■ **THE REQUEST**
Your task is to copy the listing exactly, with the pictures left out.

■ **SUPPLIED MATERIAL**
━━━━━━━━━━━━━━━━━━━━
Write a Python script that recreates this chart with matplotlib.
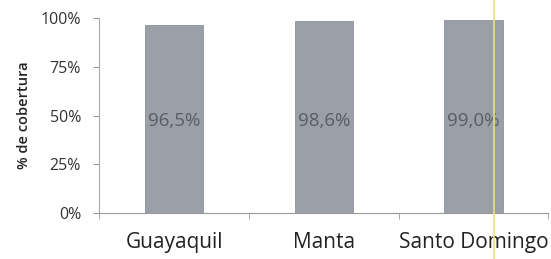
import matplotlib
matplotlib.use('Agg')
import matplotlib.pyplot as plt
import numpy as np

# --- data ---
categories = ['Guayaquil', 'Manta', 'Santo Domingo']
coverage = [96.5, 98.6, 99.0]
value_labels = ['96,5%', '98,6%', '99,0%']
y_ticks = [0, 25, 50, 75, 100]

plt.rcParams['font.family'] = ['Open Sans', 'DejaVu Sans']

fig = plt.figure(figsize=(5.51, 2.59), dpi=100)
ax = fig.add_axes([0.18, 0.178, 0.815, 0.752])

x = np.arange(len(categories))
ax.bar(x, coverage, width=0.39, color='#9b9fa8', edgecolor='#8e929b', linewidth=0.6)

for xi, lbl in zip(x, value_labels):
    ax.text(xi, 47, lbl, ha='center', va='center', fontsize=13.5, color='#5a5d63')

ax.set_xlim(-0.5, 2.5)
ax.set_ylim(0, 100)
ax.set_yticks(y_ticks)
ax.set_yticklabels([f'{v}%' for v in y_ticks], fontsize=11.5, color='#333333')
ax.set_xticks(x)
ax.set_xticklabels(categories, fontsize=15, color='#222222')
ax.set_xticks(np.arange(-0.5, 3, 1), minor=True)
ax.tick_params(axis='x', which='major', length=0, pad=14)
ax.tick_params(axis='x', which='minor', length=4, color='#999999', direction='out')
ax.tick_params(axis='y', length=4, color='#999999', direction='out', pad=9)

ax.set_ylabel('% de cobertura', fontsize=10.5, fontweight='semibold', color='#222222', labelpad=7)

for side in ['top', 'right']:
    ax.spines[side].set_visible(False)
ax.spines['left'].set_color('#aaaaaa')
ax.spines['bottom'].set_color('#999999')
ax.spines['left'].set_linewidth(0.8)
ax.spines['bottom'].set_linewidth(0.8)

# scan artefact: faint yellow vertical stripe
fig.add_artist(plt.Line2D([494 / 551, 494 / 551], [0, 1], transform=fig.transFigure,
                          color='#e9df8c', linewidth=1.2))

fig.savefig('out.png', dpi=100)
━━━━━━━━━━━━━━━━━━━━
■ **FINISHED ANSWER**
Write a Python script that recreates this chart with matplotlib.
import matplotlib
matplotlib.use('Agg')
import matplotlib.pyplot as plt
import numpy as np

# --- data ---
categories = ['Guayaquil', 'Manta', 'Santo Domingo']
coverage = [96.5, 98.6, 99.0]
value_labels = ['96,5%', '98,6%', '99,0%']
y_ticks = [0, 25, 50, 75, 100]

plt.rcParams['font.family'] = ['Open Sans', 'DejaVu Sans']

fig = plt.figure(figsize=(5.51, 2.59), dpi=100)
ax = fig.add_axes([0.18, 0.178, 0.815, 0.752])

x = np.arange(len(categories))
ax.bar(x, coverage, width=0.39, color='#9b9fa8', edgecolor='#8e929b', linewidth=0.6)

for xi, lbl in zip(x, value_labels):
    ax.text(xi, 47, lbl, ha='center', va='center', fontsize=13.5, color='#5a5d63')

ax.set_xlim(-0.5, 2.5)
ax.set_ylim(0, 100)
ax.set_yticks(y_ticks)
ax.set_yticklabels([f'{v}%' for v in y_ticks], fontsize=11.5, color='#333333')
ax.set_xticks(x)
ax.set_xticklabels(categories, fontsize=15, color='#222222')
ax.set_xticks(np.arange(-0.5, 3, 1), minor=True)
ax.tick_params(axis='x', which='major', length=0, pad=14)
ax.tick_params(axis='x', which='minor', length=4, color='#999999', direction='out')
ax.tick_params(axis='y', length=4, color='#999999', direction='out', pad=9)

ax.set_ylabel('% de cobertura', fontsize=10.5, fontweight='semibold', color='#222222', labelpad=7)

for side in ['top', 'right']:
    ax.spines[side].set_visible(False)
ax.spines['left'].set_color('#aaaaaa')
ax.spines['bottom'].set_color('#999999')
ax.spines['left'].set_linewidth(0.8)
ax.spines['bottom'].set_linewidth(0.8)

# scan artefact: faint yellow vertical stripe
fig.add_artist(plt.Line2D([494 / 551, 494 / 551], [0, 1], transform=fig.transFigure,
                          color='#e9df8c', linewidth=1.2))

fig.savefig('out.png', dpi=100)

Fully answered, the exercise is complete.